During Monday afternoon you may choose to go on one of five excursions. The different excursions are described below. After the excursions, all buses will take you to Läckö castle by lake Vänern for a social event. Buses will take you back to your hotels (Skara and Lidköping) late evening.
Research facilities at Lanna research station – leaching and gas emissions
Lanna Research station is a field station at Swedish University of Agricultural Sciences and is situated about 20 km west from Skara.
One of the first experiences about field studies with measurements of nutrient leaching in Sweden were gained at Lanna in the 1970s, when the first separately tile-drained field plots were constructed. Today this station hosts 7 facilities with 5-20 separately drained plots with continuous measurements of water flow and flow-proportional water sampling, and also a lysimeter facility for 48 full-length lysimeters. An additional facility has 56 plots with suction cups, enabling soil water sampling at 80 cm depth. The studies often also include grading and sampling of crops and soil for mapping the nutrient flows. In some cases also fluxes of nitrous oxide or ammonia to the atmosphere are included. The first experiment examined leaching related to fertilizer application. The studies have successively broadened to include different aspects as manure management, green manure crops, soil tillage strategies, permanent grassland, cover crops and organic crop rotations. One conventional system with different soil tillage strategies and two organic cropping systems with and without animal manure are included in the program for long-term experiments at SLU. An overall aim with the studies is to increase the understanding of how different management practices influence nitrogen and phosphorus dynamics in the cropping systems, in order to develop strategies for efficient use and low losses to the environment. By this, communication of results to the agricultural sector, e.g. through advisory service, is very important in addition to scientific publishing.

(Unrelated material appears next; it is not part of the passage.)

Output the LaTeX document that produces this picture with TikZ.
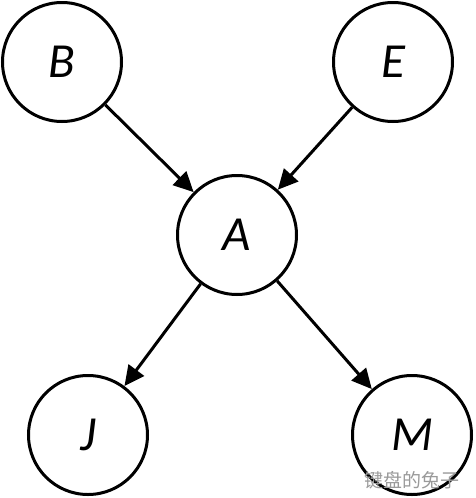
\documentclass[tikz,border=0pt]{standalone}
\usepackage{fontspec}
\setmainfont{Carlito}
\newfontfamily\cjk{Noto Sans CJK SC}
\usetikzlibrary{arrows.meta}
\definecolor{ink}{HTML}{000000}
\definecolor{mark}{HTML}{9A9A9A}

\begin{document}
\begin{tikzpicture}[x=1pt,y=1pt,
  var/.style={draw=ink,fill=white,circle,line width=3pt,minimum size=119pt,inner sep=0pt,font=\fontsize{49}{49}\selectfont\itshape},
  edge/.style={-{Triangle[length=20pt,width=19pt]},line width=3pt,ink}]
\useasboundingbox (0,0) rectangle (475,-498);
\node[var] (b) at (62,-62) {B};
\node[var] (e) at (393,-62) {E};
\node[var] (a) at (237,-235) {A};
\node[var] (j) at (88,-435) {J};
\node[var] (m) at (412,-435) {M};
\foreach \s/\t in {b/a,e/a,a/j,a/m} \draw[edge] (\s)--(\t);
\node[anchor=east,text=mark,font=\cjk\fontsize{19}{19}\selectfont,inner sep=0pt] (wm) at (460,-480) {键盘的兔子};
\end{tikzpicture}
\end{document}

Continuous measurements of greenhouse gas emission (carbon dioxide and nitrous oxide) are performed at Lanna through cooperation with the University of Gothenburg. The measurements are partly conducted within ICOS – (Integrated Carbon Observation System), which is a European research infrastructure to quantify and understand the greenhouse gas balance. Lanna is the Northern most agricultural site within ICOS and the only one within ICOS Sweden. This ICOS-station has a strong focus on elucidating the control mechanisms for production and emissions of nitrous oxide during winter periods. Moreover, since 2009 nitrous oxide emissions are monitored in a unique set-up consisting of six parallel micrometeorological measurement systems of 1 ha experimental plots each. This allows not only monitoring nitrous oxide emissions, but experimental investigation of emissions related to different treatments, e.g. fertilization. These micrometeorological systems are complemented by automatic chambers, which allow measurements of greenhouse gas emissions from e.g. the leaching plots or to investigate spatial variation within the micrometeorological plots.
Long term experiments at Bjertorp and Lanna
We will visit four experiments at Lanna research station and Bjertorp farm:
In this experiment, started in 1996, the effects of biennial application four organic amendments, compost, green manure, farmyard manure and sewage sludge (5-8.5 Mg DM ha-1 yr-1), are compared to bare fallow, unfertilized control and N fertilized treatments.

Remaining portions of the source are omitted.